#### Data provided ####

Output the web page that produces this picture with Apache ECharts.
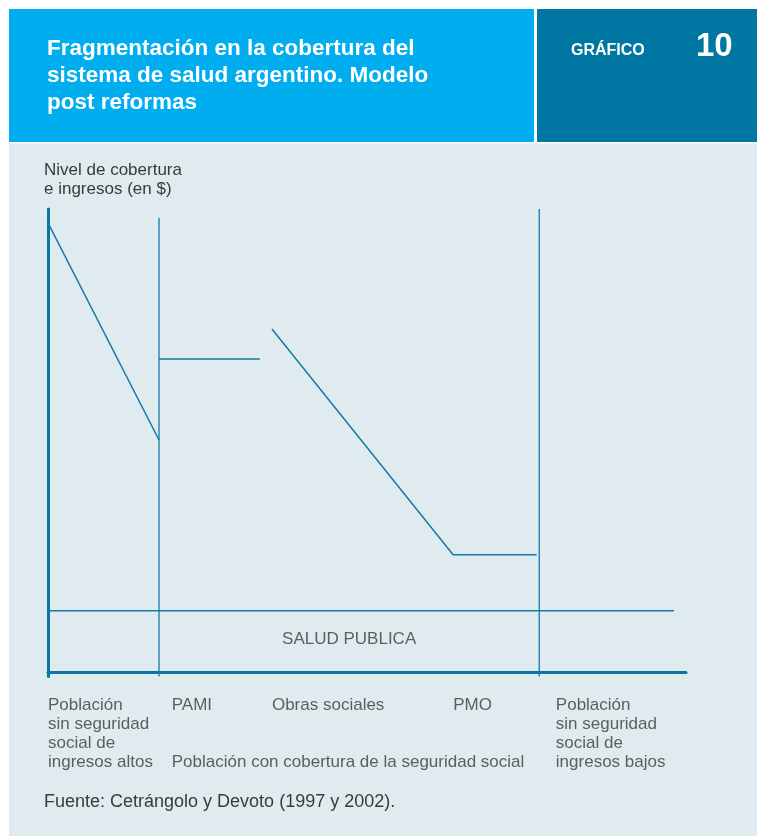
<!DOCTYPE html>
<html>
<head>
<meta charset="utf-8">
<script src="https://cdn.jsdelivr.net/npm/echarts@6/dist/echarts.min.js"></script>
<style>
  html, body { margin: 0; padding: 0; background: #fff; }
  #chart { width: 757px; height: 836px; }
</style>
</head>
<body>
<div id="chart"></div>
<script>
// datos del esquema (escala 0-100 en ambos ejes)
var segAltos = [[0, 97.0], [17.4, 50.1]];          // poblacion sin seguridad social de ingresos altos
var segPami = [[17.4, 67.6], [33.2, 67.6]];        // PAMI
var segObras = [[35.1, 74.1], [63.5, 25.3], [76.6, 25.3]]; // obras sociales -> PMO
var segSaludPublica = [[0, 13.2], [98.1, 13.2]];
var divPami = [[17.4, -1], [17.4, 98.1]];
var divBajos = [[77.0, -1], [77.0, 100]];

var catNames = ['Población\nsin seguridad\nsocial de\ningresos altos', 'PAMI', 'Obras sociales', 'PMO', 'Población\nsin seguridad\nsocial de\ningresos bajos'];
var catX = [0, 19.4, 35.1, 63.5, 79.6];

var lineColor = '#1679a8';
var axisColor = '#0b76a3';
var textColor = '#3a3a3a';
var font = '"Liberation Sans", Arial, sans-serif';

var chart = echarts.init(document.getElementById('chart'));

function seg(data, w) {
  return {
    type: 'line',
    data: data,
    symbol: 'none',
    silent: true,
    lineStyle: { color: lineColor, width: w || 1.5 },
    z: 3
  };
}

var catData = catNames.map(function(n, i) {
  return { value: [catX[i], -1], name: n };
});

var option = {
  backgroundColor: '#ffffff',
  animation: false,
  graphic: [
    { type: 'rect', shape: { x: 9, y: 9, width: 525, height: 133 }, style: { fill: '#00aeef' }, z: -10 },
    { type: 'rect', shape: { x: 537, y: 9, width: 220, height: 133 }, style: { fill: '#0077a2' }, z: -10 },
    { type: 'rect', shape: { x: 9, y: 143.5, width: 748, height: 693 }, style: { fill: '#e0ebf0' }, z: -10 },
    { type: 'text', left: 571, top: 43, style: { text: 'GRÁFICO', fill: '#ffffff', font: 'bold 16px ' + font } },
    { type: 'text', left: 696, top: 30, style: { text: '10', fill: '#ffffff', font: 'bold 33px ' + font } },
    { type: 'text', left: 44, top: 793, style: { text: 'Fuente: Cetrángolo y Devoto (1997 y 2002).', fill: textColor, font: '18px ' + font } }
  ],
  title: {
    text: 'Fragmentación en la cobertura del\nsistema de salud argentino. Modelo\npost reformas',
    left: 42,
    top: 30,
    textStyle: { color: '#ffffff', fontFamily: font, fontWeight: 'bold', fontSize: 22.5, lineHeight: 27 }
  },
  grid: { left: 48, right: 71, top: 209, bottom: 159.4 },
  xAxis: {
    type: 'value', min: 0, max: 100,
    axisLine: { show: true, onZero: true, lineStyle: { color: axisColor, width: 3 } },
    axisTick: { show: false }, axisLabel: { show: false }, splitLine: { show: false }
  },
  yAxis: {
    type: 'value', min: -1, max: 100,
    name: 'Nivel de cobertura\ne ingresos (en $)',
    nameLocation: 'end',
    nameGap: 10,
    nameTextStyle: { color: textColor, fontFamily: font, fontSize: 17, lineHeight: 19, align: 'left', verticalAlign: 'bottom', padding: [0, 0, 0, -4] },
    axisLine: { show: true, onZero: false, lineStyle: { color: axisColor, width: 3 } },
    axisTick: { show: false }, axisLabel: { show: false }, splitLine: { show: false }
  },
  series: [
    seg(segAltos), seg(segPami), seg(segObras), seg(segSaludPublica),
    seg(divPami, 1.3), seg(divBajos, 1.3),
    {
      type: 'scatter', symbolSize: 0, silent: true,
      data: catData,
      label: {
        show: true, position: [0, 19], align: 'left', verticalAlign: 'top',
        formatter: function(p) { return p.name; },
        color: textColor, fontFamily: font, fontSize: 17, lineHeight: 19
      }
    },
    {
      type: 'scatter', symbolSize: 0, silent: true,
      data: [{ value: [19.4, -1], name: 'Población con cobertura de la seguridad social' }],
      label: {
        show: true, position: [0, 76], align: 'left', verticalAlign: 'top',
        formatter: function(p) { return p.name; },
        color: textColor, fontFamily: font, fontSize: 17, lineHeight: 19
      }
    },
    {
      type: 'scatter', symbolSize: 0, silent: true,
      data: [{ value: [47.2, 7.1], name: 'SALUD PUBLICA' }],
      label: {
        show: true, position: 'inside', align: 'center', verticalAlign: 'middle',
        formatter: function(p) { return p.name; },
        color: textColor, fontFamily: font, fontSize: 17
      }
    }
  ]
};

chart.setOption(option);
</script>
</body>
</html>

####

- Work to do -
Return the material line for line, from its beginning to the line that contains "var catX = [0, 19.4, 35.1, 63.5, 79.6];", with the pictures left out.

- Task answer -
Output the web page that produces this picture with Apache ECharts.
<!DOCTYPE html>
<html>
<head>
<meta charset="utf-8">
<script src="https://cdn.jsdelivr.net/npm/echarts@6/dist/echarts.min.js"></script>
<style>
  html, body { margin: 0; padding: 0; background: #fff; }
  #chart { width: 757px; height: 836px; }
</style>
</head>
<body>
<div id="chart"></div>
<script>
// datos del esquema (escala 0-100 en ambos ejes)
var segAltos = [[0, 97.0], [17.4, 50.1]];          // poblacion sin seguridad social de ingresos altos
var segPami = [[17.4, 67.6], [33.2, 67.6]];        // PAMI
var segObras = [[35.1, 74.1], [63.5, 25.3], [76.6, 25.3]]; // obras sociales -> PMO
var segSaludPublica = [[0, 13.2], [98.1, 13.2]];
var divPami = [[17.4, -1], [17.4, 98.1]];
var divBajos = [[77.0, -1], [77.0, 100]];

var catNames = ['Población\nsin seguridad\nsocial de\ningresos altos', 'PAMI', 'Obras sociales', 'PMO', 'Población\nsin seguridad\nsocial de\ningresos bajos'];
var catX = [0, 19.4, 35.1, 63.5, 79.6];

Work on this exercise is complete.